Introduction
The short glance which the prophet gave at the promised restoration of the people of God and the Messiah's kingdom, in the close of the preceding chapter, makes him break out into a rapturous song of praise in this, where although he alludes to temporal mercies, such as the destruction of the cities which had been at war with Zion, the ruin of Moab, and other signal interpositions of Divine Providence in behalf of the Jews; yet he is evidently impressed with a more lively sense of future and much higher blessings under the Gospel dispensation, in the plenitude of its revelation, of which the temporal deliverances vouchsafed at various tines to the primitive kingdoms of Israel and Judah were the prototypes, Isaiah 25:1-5 . These blessings are described under the figure of a feast made for all nations, Isaiah 25:6 ; the removing of a veil from their faces, Isaiah 25:7 ; the total extinction of the empire of death by the resurrection from the dead, the exclusion of all sorrow, and the final overthrow of all the enemies of the people of God, Isaiah 25:8-12 .

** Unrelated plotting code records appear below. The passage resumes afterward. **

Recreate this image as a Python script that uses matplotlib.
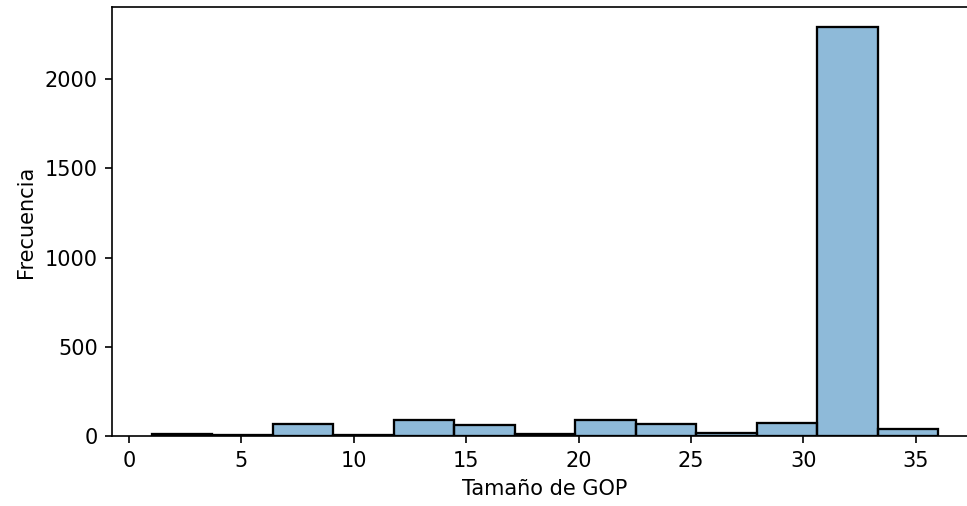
import matplotlib
matplotlib.use("Agg")
import matplotlib.pyplot as plt
import numpy as np


# GOP size histogram: 13 bins spanning 1..36
bin_start, bin_stop, n_bins = 1, 36, 13
counts = [15, 10, 69, 10, 91, 63, 12, 90, 67, 20, 73, 2291, 41]

edges = np.linspace(bin_start, bin_stop, n_bins + 1)

fig = plt.figure(figsize=(967 / 150, 506 / 150), dpi=150)
ax = fig.add_axes([0.1161, 0.1377, 0.8947, 0.8492])

ax.hist(edges[:-1], bins=edges, weights=counts,
        facecolor=(31 / 255, 119 / 255, 180 / 255, 0.5),
        edgecolor="black", linewidth=1.1)

ax.set_xlabel("Tamaño de GOP")
ax.set_ylabel("Frecuencia")
ax.set_xticks([0, 5, 10, 15, 20, 25, 30, 35])
ax.set_yticks([0, 500, 1000, 1500, 2000])
ax.margins(x=0.05, y=0.05)
ax.set_ylim(0, max(counts) * 1.05)

fig.savefig("out.png", dpi=150)
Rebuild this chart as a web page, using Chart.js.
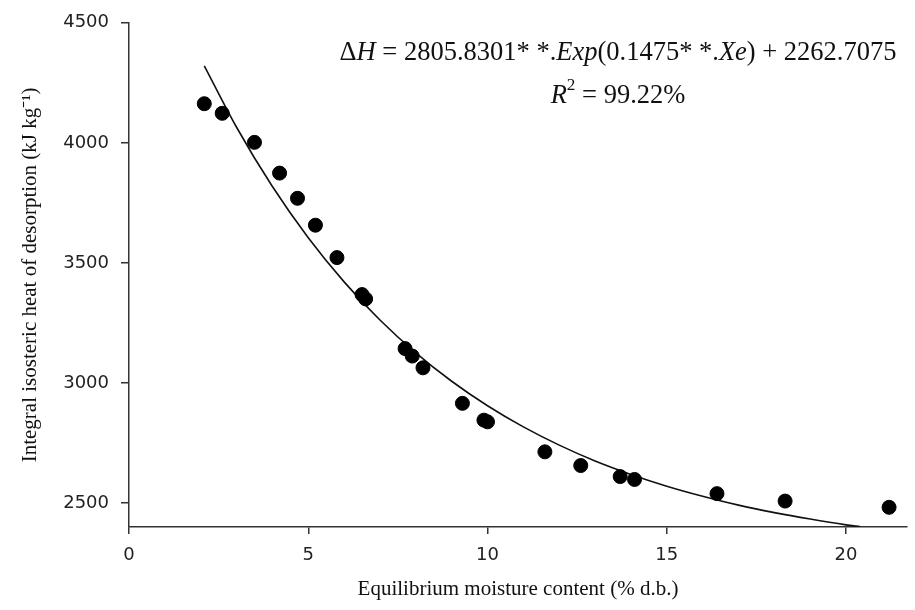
<!DOCTYPE html>
<html>
<head>
<meta charset="utf-8">
<script src="https://cdn.jsdelivr.net/npm/chart.js@4/dist/chart.umd.min.js"></script>
<style>
  html, body { margin: 0; padding: 0; background: #fff; }
  #wrap { width: 915px; height: 610px; }
</style>
</head>
<body>
<div id="wrap"><canvas id="heatChart"></canvas></div>
<script>
// measured points: equilibrium moisture content (% d.b.) vs integral heat (kJ/kg)
var moisture = [2.1, 2.6, 3.5, 4.2, 4.7, 5.2, 5.8, 6.5, 6.6, 7.7, 7.9, 8.2, 9.3, 9.9, 10.0, 11.6, 12.6, 13.7, 14.1, 16.4, 18.3, 21.2];
var heat = [4163, 4123, 4002, 3874, 3769, 3657, 3522, 3368, 3350, 3143, 3112, 3063, 2915, 2845, 2838, 2713, 2656, 2610, 2598, 2539, 2508, 2482];

// fitted curve
var fitMoisture = [2.1, 3, 4, 5, 6, 7, 8, 9, 10, 11, 12, 13, 14, 15, 16, 17, 18, 19, 20, 20.4];
var fitHeat = [4321, 4065, 3818, 3605, 3421, 3262, 3125, 3007, 2905, 2817, 2741, 2675, 2619, 2570, 2528, 2491, 2460, 2433, 2409, 2401];

var xTicks = [0, 5, 10, 15, 20];
var yTicks = [2500, 3000, 3500, 4000, 4500];

function toPoints(xs, ys) {
    var pts = [];
    for (var i = 0; i < xs.length; i++) {
        pts.push({x: xs[i], y: ys[i]});
    }
    return pts;
}

/**
 * Draw a line of text made of pieces with their own style
 * pieces: [text, italic, superscript]
 */
function drawRich(ctx, pieces, cx, cy, size) {
    var fontOf = function(p) {
        var s = p[2] ? size * 0.65 : size;
        return (p[1] ? 'italic ' : '') + s + 'px "Liberation Serif", "Times New Roman", serif';
    };
    var total = 0;
    pieces.forEach(function(p) {
        ctx.font = fontOf(p);
        total += ctx.measureText(p[0]).width;
    });
    var x = cx - total / 2;
    pieces.forEach(function(p) {
        ctx.font = fontOf(p);
        ctx.fillText(p[0], x, p[2] ? cy - size * 0.4 : cy);
        x += ctx.measureText(p[0]).width;
    });
}

var equationPlugin = {
    id: 'equation',
    afterDraw: function(chart) {
        var ctx = chart.ctx;
        ctx.save();
        ctx.fillStyle = '#111';
        ctx.textBaseline = 'middle';
        drawRich(ctx, [
            ['\u0394', false], ['H', true], [' = 2805.8301* *.', false], ['Exp', true],
            ['(0.1475* *.', false], ['Xe', true], [') + 2262.7075', false]
        ], 618, 53, 26.5);
        drawRich(ctx, [
            ['R', true], ['2', false, true], [' = 99.22%', false]
        ], 618, 96, 26.5);
        ctx.restore();
    }
};

var tickFont = {family: '"DejaVu Sans", sans-serif', size: 18};
var titleFont = {family: '"Liberation Serif", "Times New Roman", serif', size: 21};
var plainTick = function(value) { return String(value); };

new Chart(document.getElementById('heatChart'), {
    type: 'scatter',
    data: {
        datasets: [{
            label: 'Fit',
            data: toPoints(fitMoisture, fitHeat),
            showLine: true,
            borderColor: '#111',
            borderWidth: 1.6,
            pointRadius: 0,
            cubicInterpolationMode: 'monotone',
            order: 2
        }, {
            label: 'Measured',
            data: toPoints(moisture, heat),
            backgroundColor: '#000',
            borderColor: '#000',
            pointRadius: 7,
            order: 1
        }]
    },
    options: {
        responsive: true,
        maintainAspectRatio: false,
        animation: false,
        layout: {
            padding: {left: 14, right: 5, top: 17, bottom: 4}
        },
        plugins: {
            legend: {display: false},
            tooltip: {enabled: false}
        },
        scales: {
            x: {
                type: 'linear',
                min: 0,
                max: 21.7,
                afterBuildTicks: function(scale) {
                    scale.ticks = xTicks.map(function(v) { return {value: v}; });
                },
                afterFit: function(scale) { scale.height = 79; },
                grid: {drawOnChartArea: false, drawTicks: true, tickLength: 7, color: '#333', lineWidth: 1.5},
                border: {display: true, color: '#333', width: 1.5},
                ticks: {font: tickFont, color: '#222', padding: 11, callback: plainTick},
                title: {display: true, text: 'Equilibrium moisture content (% d.b.)', font: titleFont, color: '#111', padding: {top: 4}}
            },
            y: {
                type: 'linear',
                min: 2400,
                max: 4500,
                afterBuildTicks: function(scale) {
                    scale.ticks = yTicks.map(function(v) { return {value: v}; });
                },
                afterFit: function(scale) { scale.width = 115; },
                grid: {drawOnChartArea: false, drawTicks: true, tickLength: 8, color: '#333', lineWidth: 1.5},
                border: {display: true, color: '#333', width: 1.5},
                ticks: {font: tickFont, color: '#222', padding: 12, callback: plainTick},
                title: {display: true, text: 'Integral isosteric heat of desorption (kJ kg\u207B\u00B9)', font: titleFont, color: '#111', padding: 4}
            }
        }
    },
    plugins: [equationPlugin]
});
</script>
</body>
</html>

It does not appear to me that this chapter has any close and particular connection with the chapter immediately preceding, taken separately, and by itself. The subject of that was the desolation of the land of Israel and Judah, by the just judgment of God, for the wickedness and disobedience of the people: which, taken by itself, seems not with any propriety to introduce a hymn of thanksgiving to God for his mercies to his people in delivering them from their enemies. But taking the whole course of prophecies, from the thirteenth to the twenty-fourth chapter inclusive, in which the prophet foretells the destruction of several cities and nations, enemies to the Jews, and of the land of Judah itself, yet with intimations of a remnant to be saved, and a restoration to be at length effected by a glorious establishment of the kingdom of God: with a view to this extensive scene of God's providence in all its parts, and in all its consequences, the prophet may well be supposed to break out into this song of praise; in which his mind seems to be more possessed with the prospect of future mercies than with the recollection of the past. - L.